Mobile Friendly Websites – Interacting With Your Brand
Transcript
Transcript
Brad: You better be thinking mobile first with website design. You better be thinking mobile first with photography, content. How is your social media?
You know, 60 something percent of our time online now is in social media. So how are you using this to better your brand and your connection?
Mobile Friendly Design
Robert: You have to first look, “Well, what does that look like on the mobile phone?”
Brad: On the phone, on a 4.5, 5-inch screen, not a 27-inch desktop anymore.

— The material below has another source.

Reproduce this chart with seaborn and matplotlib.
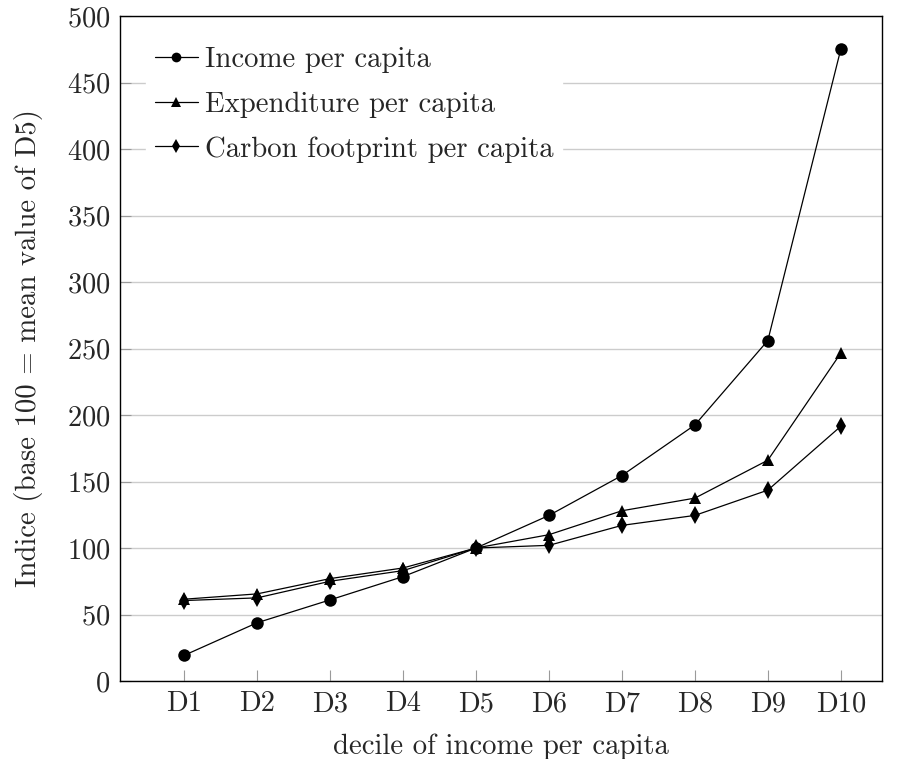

Robert: You as the executive and business owner, you might be still looking at the desktop. But I got to tell you something. You’re not your customer. That’s not the way they experience the world. It’s not the way they’re going to experience your product or your service.
AudienceSpeak
Brad: Yeah, it’s right back to audience speak. What is the people you’re trying to target doing? How are they interacting with your brand? How are they interacting with life? Which now we interact with life right here now.
Robert: Yeah.
Brad: We don’t just come to a mall anymore and hang out. We’ve got to show on Instagram. We got to check in. We got to do all this stuff. That’s the screen between life we’re now seeing.
Robert: So here are some questions for you as a business owner. If you’re wondering what those kids downstairs are doing with your brand and social media and all, well, first off – and the developers, because you don’t speak their language. But here are some simple things that will equip you to ask the right questions.
Mobile Friendly = Mobile First
One, is it mobile first? Go look at your own website on the phone. Does it stack up? Does everything look right to you on the phone? Secondly –
Brad: I got another one. Call your customer service department and see how it works.
Mobile Friendly – Touch to Call
Robert: Yeah, yeah. So on the phone. Can I touch the phone number and call your office? Can I touch the address and it takes me –?
Mobile Friendly – Maps
Brad: Get the map.
Mobile Friendly – Accelerated Mobile Pages (AMP Pages)
Robert: Immediately to the map. You would be surprised how much this is not going on. Another question I ask them is that – developers, “Are we on AMP? Are we AMP-ed? AMP-ed up?” Well, what does that mean? That means accelerated mobile pages.
Everything online –
Brad: Download.
Mobile Friendly = Pleasing Google
Robert: Yes. Everything online these days is about pleasing Google, kissing up to Google and as much as you might dislike that, they own it.
Brad: It’s the way it is.
Robert: So they’re big on a thing called “AMP” and what this means is there’s a code put on every one of the pages of your website. That’s going to mean they load on the phone, they load mobile much, much faster. Why is that important? Well, it’s because you want to please Google and you know that somewhere down the line, if I haven’t done that, well, and my competitor has, then they have an advantage on us.
Brad: Well then again, people aren’t experiencing who you are or what you’re about or anything about you on a desktop anymore.
Robert: Right.
Brad: In that scenario where I asked Robert for a recommendation, guess what Brad is going to do the minute after Robert says, “Call Bob Jones,” or whatever.
Robert: Yeah.
Brad: I’m going to go look at Bob Jones right there. It’s right here now. Everything is right here that I need.
Mobile Friendly – Page Speed
Robert: So you go there. What if it just takes forever to load? The pages are not coming up and all. Well, you as the business owner/executive, hey, we’re going to give you a tip down in the bottom of the notes here of how you can go check up on the developers into doing their job. There’s a page speed test. It’s available to all developers. Obviously there’s a lot not using it.
Brad: Yeah.
Robert: But it’s going to tell you. It’s going to rate your website, the mobile experience and the speed because Google is measuring how fast your page opens in milliseconds. It’s a race. But what it is about is that – do you want to frustrate your customer? It’s almost the equivalent –
Brad: It may not even be a customer.
Robert: Yeah, your prospect.
Brad: It may not even be a customer there.
Robert: It’s like leaving someone on hold when you call.
Brad: Yeah.
Robert: That is the way it is.
Brad: Good start [0:03:19] [Phonetic].
Robert: That’s our Clarity Clip of the week. We will see you here in the next couple of weeks.